I don’t know where Copernicus stood with the Lord, but obviously the church in his day missed something huge! This was a difficult time for the church, earlier having burned another academician at the stake, John Huss. This man simply suggested that the church might provide a translation of God’s Word to a few people in Moravia, a small province in the Czech Republic. Finding the church challenged by this thought, he established at no cost to the church a small gathering place called Bethlehem Chapel where businessmen and others in that province might gather to study God’s word. You can read the rest for yourself.
As a believer, a Creationist, as well as having some meager education in the field of science, I am challenged at times with our assertion as Christians that we hold some position of privilege around wisdom, especially when we miss moments like this? All my protestant friends will now respond with the fact that these dark moments in the church were due to Catholicism. Catholicism was simply the maturation of those who had drifted from the Spirit filled life known in the days of Peter! Time takes every institution that way.
Yet, my response this morning has little to do with Catholicism vs. current day Protestantism, as I see the same vestiges of institutional dysfunction manifest in today’s dilemma, among even the relatively young churches within our own nation.
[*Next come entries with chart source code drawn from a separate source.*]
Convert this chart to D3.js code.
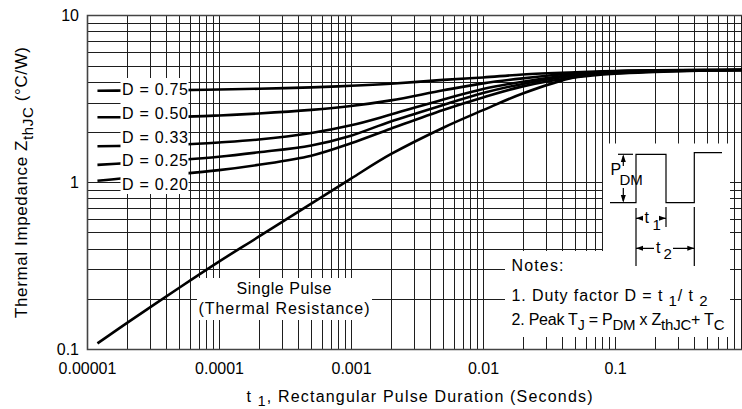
<!DOCTYPE html>
<html><head><meta charset="utf-8">
<script src="https://cdn.jsdelivr.net/npm/d3@7"></script>
<style>
html,body{margin:0;padding:0;background:#fff;}
svg{display:block;font-family:"Liberation Sans",Arial,Helvetica,sans-serif;}
</style></head><body>
<svg id="chart" width="742" height="409"></svg>
<script>
// ---- data ----
const pulseDurations = [1.2e-5, 2e-5, 5e-5, 1e-4, 2e-4, 5e-4, 1e-3, 2e-3, 5e-3, 1e-2, 2e-2, 5e-2, 0.1, 0.2, 0.5, 1];
const dutyLabels = ["D = 0.75", "D = 0.50", "D = 0.33", "D = 0.25", "D = 0.20"];
const zD075 = [3.53, 3.54, 3.56, 3.59, 3.63, 3.70, 3.78, 3.89, 4.10, 4.24, 4.42, 4.56, 4.64, 4.68, 4.70, 4.71];
const zD050 = [2.45, 2.45, 2.46, 2.51, 2.58, 2.71, 2.86, 3.09, 3.55, 3.91, 4.19, 4.49, 4.62, 4.67, 4.70, 4.71];
const zD033 = [1.64, 1.65, 1.68, 1.73, 1.80, 1.97, 2.19, 2.54, 3.13, 3.62, 4.00, 4.42, 4.57, 4.65, 4.69, 4.70];
const zD025 = [1.27, 1.30, 1.36, 1.42, 1.51, 1.66, 1.90, 2.31, 2.90, 3.42, 3.88, 4.36, 4.54, 4.64, 4.68, 4.70];
const zD020 = [1.02, 1.06, 1.12, 1.18, 1.27, 1.44, 1.71, 2.09, 2.71, 3.22, 3.75, 4.25, 4.47, 4.58, 4.67, 4.70];
const zSingle = [0.108, 0.143, 0.233, 0.334, 0.471, 0.744, 1.05, 1.47, 2.12, 2.70, 3.40, 4.26, 4.51, 4.62, 4.68, 4.70];
const xTickValues = [1e-5, 1e-4, 1e-3, 1e-2, 1e-1];
const xTickLabels = ["0.00001", "0.0001", "0.001", "0.01", "0.1"];
const yTickValues = [0.1, 1, 10];
const yTickLabels = ["0.1", "1", "10"];

const series = [zD075, zD050, zD033, zD025, zD020, zSingle];

// ---- layout ----
const W = 742, H = 409;
const pLeft = 87, pRight = 747, pTop = 15.3, pBottom = 349;
const svg = d3.select("#chart");
const x = d3.scaleLog().domain([1e-5, 1]).range([pLeft, pRight]);
const y = d3.scaleLog().domain([0.1, 10]).range([pBottom, pTop]);
const snap = v => Math.round(v) + 0.5;

// grid
const grid = svg.append("g").attr("stroke", "#1e1e1e").attr("stroke-width", 1).attr("shape-rendering", "crispEdges");
x.ticks().filter(v => v > 1e-5 && v < 0.95).forEach(v => {
  grid.append("line").attr("x1", snap(x(v))).attr("x2", snap(x(v))).attr("y1", pTop).attr("y2", pBottom);
});
y.ticks().filter(v => v > 0.1 && v < 10).forEach(v => {
  grid.append("line").attr("y1", snap(y(v))).attr("y2", snap(y(v))).attr("x1", pLeft).attr("x2", W);
});
// frame
svg.append("path").attr("d", `M${W},${snap(pTop)}H${snap(pLeft)}V${snap(pBottom)}H${W}`)
  .attr("fill", "none").attr("stroke", "#444").attr("stroke-width", 1.6);

// curves
const line = d3.line().x(d => x(d[0])).y(d => y(d[1])).curve(d3.curveCatmullRom.alpha(0.5));
const curves = svg.append("g").attr("fill", "none").attr("stroke", "#000").attr("stroke-width", 2.6).attr("stroke-linejoin", "round");
series.forEach(s => {
  curves.append("path").attr("d", line(pulseDurations.map((t, i) => [t, s[i]])));
});

// white label boxes
svg.append("rect").attr("x", 120.5).attr("y", 78).attr("width", 68).attr("height", 116).attr("fill", "#fff");
svg.append("rect").attr("x", 197).attr("y", 278).attr("width", 175).attr("height", 42).attr("fill", "#fff");
svg.append("path").attr("d", "M603,143.5H730V337H505V251H603Z").attr("fill", "#fff");

// D labels
const dl = svg.append("g").attr("font-size", 16).attr("fill", "#000");
dutyLabels.forEach((lab, i) => {
  dl.append("text").attr("x", 122).attr("y", 95 + i * 23.75).attr("textLength", 66).attr("lengthAdjust", "spacing").text(lab);
});

// single pulse label
const sp = svg.append("g").attr("font-size", 16).attr("text-anchor", "middle").attr("fill", "#000");
sp.append("text").attr("x", 284).attr("y", 294).attr("textLength", 95).attr("lengthAdjust", "spacing").text("Single Pulse");
sp.append("text").attr("x", 284).attr("y", 313.5).attr("textLength", 171).attr("lengthAdjust", "spacing").text("(Thermal Resistance)");

// bottom ticks inside notes box
const bt = svg.append("g").attr("stroke", "#1e1e1e").attr("shape-rendering", "crispEdges");
x.ticks().filter(v => v > 1e-5 && v < 0.95).forEach(v => {
  const px = x(v);
  if (px > 505 && px < 730) bt.append("line").attr("x1", snap(px)).attr("x2", snap(px)).attr("y1", 337).attr("y2", pBottom);
});

// notes
const nt = svg.append("g").attr("font-size", 16).attr("fill", "#000");
nt.append("text").attr("x", 511.5).attr("y", 270.7).attr("textLength", 52).attr("lengthAdjust", "spacing").text("Notes:");
const n1 = nt.append("text").attr("x", 511.5).attr("y", 300.7).attr("textLength", 196).attr("lengthAdjust", "spacing");
n1.append("tspan").text("1. Duty factor D =  t ");
n1.append("tspan").attr("dy", 5).attr("font-size", 15).text("1");
n1.append("tspan").attr("dy", -5).text("/ t ");
n1.append("tspan").attr("dy", 5).attr("font-size", 15).text("2");
const n2 = nt.append("text").attr("x", 511.5).attr("y", 325).attr("textLength", 213).attr("lengthAdjust", "spacing");
n2.append("tspan").text("2. Peak T");
n2.append("tspan").attr("dy", 5).attr("font-size", 14).text("J");
n2.append("tspan").attr("dy", -5).text(" = P");
n2.append("tspan").attr("dy", 5).attr("font-size", 15).text("DM");
n2.append("tspan").attr("dy", -5).text(" x Z");
n2.append("tspan").attr("dy", 5).attr("font-size", 15).text("thJC");
n2.append("tspan").attr("dy", -5).text("+ T");
n2.append("tspan").attr("dy", 5).attr("font-size", 15).text("C");

// inset pulse diagram
const ins = svg.append("g").attr("stroke", "#000").attr("stroke-width", 1.2).attr("fill", "none");
ins.append("path").attr("d", "M610,202.7H636V154.3H666V202.7H694.3V152.7H722");
ins.append("path").attr("d", "M618,154.3H633");
ins.append("path").attr("d", "M623.3,156V166 M623.3,188V201");
ins.append("path").attr("d", "M636,208V266 M666,207V227 M694.3,207V266");
ins.append("path").attr("d", "M636,218.3H642 M659,218.3H666 M636,248.3H654 M673,248.3H694.3");
const ah = svg.append("g").attr("fill", "#000");
const tri = (pts) => ah.append("path").attr("d", "M" + pts.join("L") + "Z");
tri([[623.3, 154.3], [620.8, 162], [625.8, 162]]);
tri([[623.3, 202.7], [620.8, 195], [625.8, 195]]);
tri([[636, 218.3], [643, 215.8], [643, 220.8]]);
tri([[666, 218.3], [659, 215.8], [659, 220.8]]);
tri([[636, 248.3], [643, 245.8], [643, 250.8]]);
tri([[694.3, 248.3], [687.3, 245.8], [687.3, 250.8]]);
const it = svg.append("g").attr("font-size", 16).attr("fill", "#000");
it.append("text").attr("x", 610.5).attr("y", 175).text("P");
it.append("text").attr("x", 619.5).attr("y", 184.5).attr("font-size", 15).text("DM");
it.append("text").attr("x", 644.5).attr("y", 223).text("t");
it.append("text").attr("x", 652.5).attr("y", 230).attr("font-size", 15).text("1");
it.append("text").attr("x", 656).attr("y", 253).text("t");
it.append("text").attr("x", 663.5).attr("y", 259).attr("font-size", 15).text("2");

// axes
const xAxis = d3.axisBottom(x).tickValues(xTickValues).tickFormat((d, i) => xTickLabels[i]).tickSize(0).tickPadding(14);
const gx = svg.append("g").attr("transform", `translate(0,${pBottom})`).call(xAxis);
gx.select(".domain").remove();
gx.selectAll("text").attr("font-size", 16).attr("fill", "#000");
gx.attr("font-family", null).attr("font-size", null);
const yAxis = d3.axisLeft(y).tickValues(yTickValues).tickFormat((d, i) => yTickLabels[i]).tickSize(0).tickPadding(8);
const gy = svg.append("g").attr("transform", `translate(${pLeft},0)`).call(yAxis);
gy.select(".domain").remove();
gy.selectAll("text").attr("font-size", 16).attr("fill", "#000");
gy.attr("font-family", null).attr("font-size", null);

// axis titles
const xt = svg.append("text").attr("x", 246.5).attr("y", 401.5).attr("font-size", 16).attr("fill", "#000")
  .attr("textLength", 346).attr("lengthAdjust", "spacing");
xt.append("tspan").text("t ");
xt.append("tspan").attr("dy", 4).attr("font-size", 14).text("1");
xt.append("tspan").attr("dy", -4).text(", Rectangular Pulse Duration (Seconds)");

const yt = svg.append("text").attr("transform", "translate(27,182.5) rotate(-90)").attr("text-anchor", "middle")
  .attr("font-size", 17).attr("fill", "#000").attr("textLength", 271).attr("lengthAdjust", "spacing");
yt.append("tspan").text("Thermal Impedance Z");
yt.append("tspan").attr("dy", 6).attr("font-size", 15).text("thJC");
yt.append("tspan").attr("dy", -6).text("  (°C/W)");
</script>
</body></html>
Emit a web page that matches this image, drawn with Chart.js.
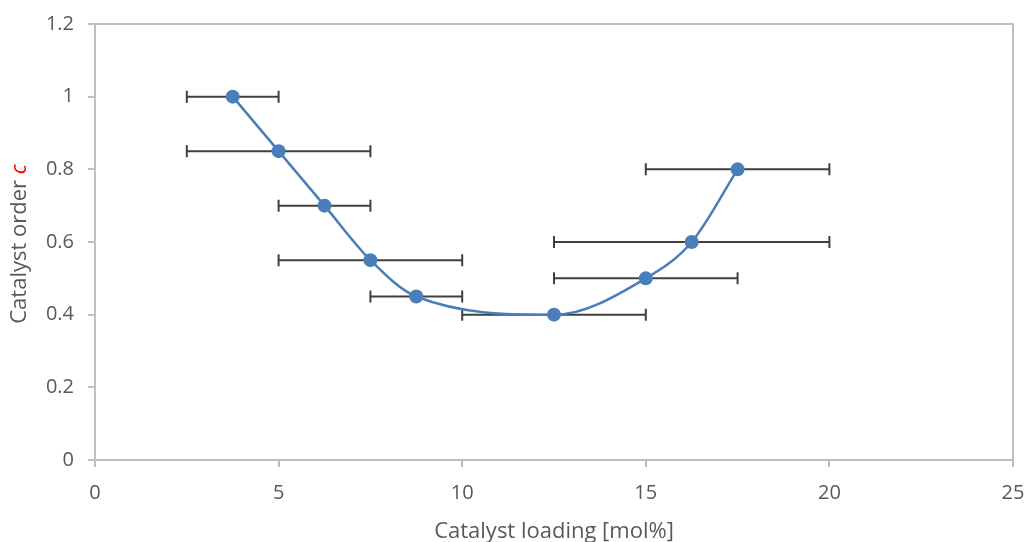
<!DOCTYPE html>
<html>
<head>
<meta charset="utf-8">
<script src="https://cdn.jsdelivr.net/npm/chart.js@4/dist/chart.umd.min.js"></script>
<style>
  html, body { margin: 0; padding: 0; background: #fff; }
  #wrap { width: 1027px; height: 542px; }
</style>
</head>
<body>
<div id="wrap"><canvas id="chart" width="1027" height="542"></canvas></div>
<script>
// catalyst loading (x), catalyst order c (y), and horizontal error bar ranges
const loading = [3.75, 5, 6.25, 7.5, 8.75, 12.5, 15, 16.25, 17.5];
const order = [1, 0.85, 0.7, 0.55, 0.45, 0.4, 0.5, 0.6, 0.8];
const errLow = [2.5, 2.5, 5, 5, 7.5, 10, 12.5, 12.5, 15];
const errHigh = [5, 7.5, 7.5, 10, 10, 15, 17.5, 20, 20];
const xTicks = [0, 5, 10, 15, 20, 25];
const yTicks = ['0', '0.2', '0.4', '0.6', '0.8', '1', '1.2'];

const FONT = '"Open Sans", "Noto Sans", sans-serif';
const TEXT = '#595959';
const AXIS = '#bfbfbf';
const TITLE_SIZE = 22;

const errorBars = {
    id: 'errorBars',
    beforeDatasetsDraw(chart) {
        const { ctx, scales: { x, y } } = chart;
        ctx.save();
        ctx.strokeStyle = '#404040';
        ctx.lineWidth = 2;
        for (let i = 0; i < order.length; i++) {
            const py = y.getPixelForValue(order[i]);
            const x1 = x.getPixelForValue(errLow[i]);
            const x2 = x.getPixelForValue(errHigh[i]);
            ctx.beginPath();
            ctx.moveTo(x1, py); ctx.lineTo(x2, py);
            ctx.moveTo(x1, py - 6); ctx.lineTo(x1, py + 6);
            ctx.moveTo(x2, py - 6); ctx.lineTo(x2, py + 6);
            ctx.stroke();
        }
        ctx.restore();
    }
};

const frameAndTitles = {
    id: 'frameAndTitles',
    afterDraw(chart) {
        const { ctx, chartArea: a } = chart;
        ctx.save();
        // top and right frame lines
        ctx.strokeStyle = AXIS;
        ctx.lineWidth = 2;
        ctx.beginPath();
        ctx.moveTo(a.left - 7, a.top); ctx.lineTo(a.right, a.top); ctx.lineTo(a.right, a.bottom);
        ctx.stroke();

        // x title
        ctx.fillStyle = TEXT;
        ctx.font = TITLE_SIZE + 'px ' + FONT;
        ctx.textAlign = 'center';
        ctx.textBaseline = 'middle';
        ctx.fillText('Catalyst loading [mol%]', (a.left + a.right) / 2, 532);

        // y title with red italic "c"
        ctx.translate(20, 244);
        ctx.rotate(-Math.PI / 2);
        const main = 'Catalyst order ';
        ctx.font = TITLE_SIZE + 'px ' + FONT;
        const w1 = ctx.measureText(main).width;
        ctx.font = 'italic ' + TITLE_SIZE + 'px ' + FONT;
        const w2 = ctx.measureText('c').width;
        const start = -(w1 + w2) / 2;
        ctx.textAlign = 'left';
        ctx.font = TITLE_SIZE + 'px ' + FONT;
        ctx.fillStyle = TEXT;
        ctx.fillText(main, start, 0);
        ctx.font = 'italic ' + TITLE_SIZE + 'px ' + FONT;
        ctx.fillStyle = '#ff0000';
        ctx.fillText('c', start + w1, 0);
        ctx.restore();
    }
};

new Chart(document.getElementById('chart'), {
    type: 'scatter',
    data: {
        datasets: [{
            data: loading.map((v, i) => ({ x: v, y: order[i] })),
            showLine: true,
            cubicInterpolationMode: 'monotone',
            borderColor: '#4a7ebb',
            borderWidth: 2.5,
            backgroundColor: '#4a7ebb',
            pointRadius: 7,
            pointBorderWidth: 0,
            pointHoverRadius: 7
        }]
    },
    options: {
        responsive: false,
        animation: false,
        layout: { padding: { top: 24, right: 14, left: 0, bottom: 0 } },
        plugins: { legend: { display: false }, tooltip: { enabled: false } },
        scales: {
            x: {
                type: 'linear',
                min: 0, max: 25,
                afterBuildTicks: s => { s.ticks = xTicks.map(v => ({ value: v })); },
                afterFit: s => { s.height = 82; s.paddingLeft = 0; s.paddingRight = 0; },
                ticks: { color: TEXT, font: { family: FONT, size: 20 }, padding: 14, maxRotation: 0 },
                grid: { drawOnChartArea: false, tickLength: 7, color: AXIS, lineWidth: 2 },
                border: { color: AXIS, width: 2 }
            },
            y: {
                min: 0, max: 1.2,
                ticks: {
                    stepSize: 0.2,
                    color: TEXT,
                    font: { family: FONT, size: 20 },
                    padding: 14,
                    callback: (v, i) => yTicks[i]
                },
                afterFit: s => { s.width = 95; s.paddingTop = 0; s.paddingBottom = 0; },
                grid: { drawOnChartArea: false, tickLength: 7, color: AXIS, lineWidth: 2 },
                border: { color: AXIS, width: 2 }
            }
        }
    },
    plugins: [errorBars, frameAndTitles]
});
</script>
</body>
</html>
Admitting wrong is difficult personally for me, and obviously even more so for us as a group of people, once ideas have been institutionalized. This posthumous honoring of Copernicus, now 500 years overdue, is an example of the difficulty of repentance even by the church. Perhaps it was the way Copernicus went about his discovery, personally angry, arrogant or maybe even how he used this truth against God’s Word? I don’t know, I was not there, but I am trying to be open to any sense of hardness within myself that might be requiring such deep introspection and challenge of my own beliefs as a churchman at this time in my life.
Maybe, I am angry at myself, not having used my best days to lead appropriately? I know I missed some huge moments and made some damaging choices. But…we still have breath, we can change and should, especially when what we have been doing has not been accomplishing the mission of our Lord…making disciples who are making a difference in a nation, as we face some of the greatest challenges in all our history!
Neither man, nor the institutional church is the center of the Universe, but the Son instead! One day we will get this, maybe only after a Revolution in the Heavenly Spheres? Maranatha!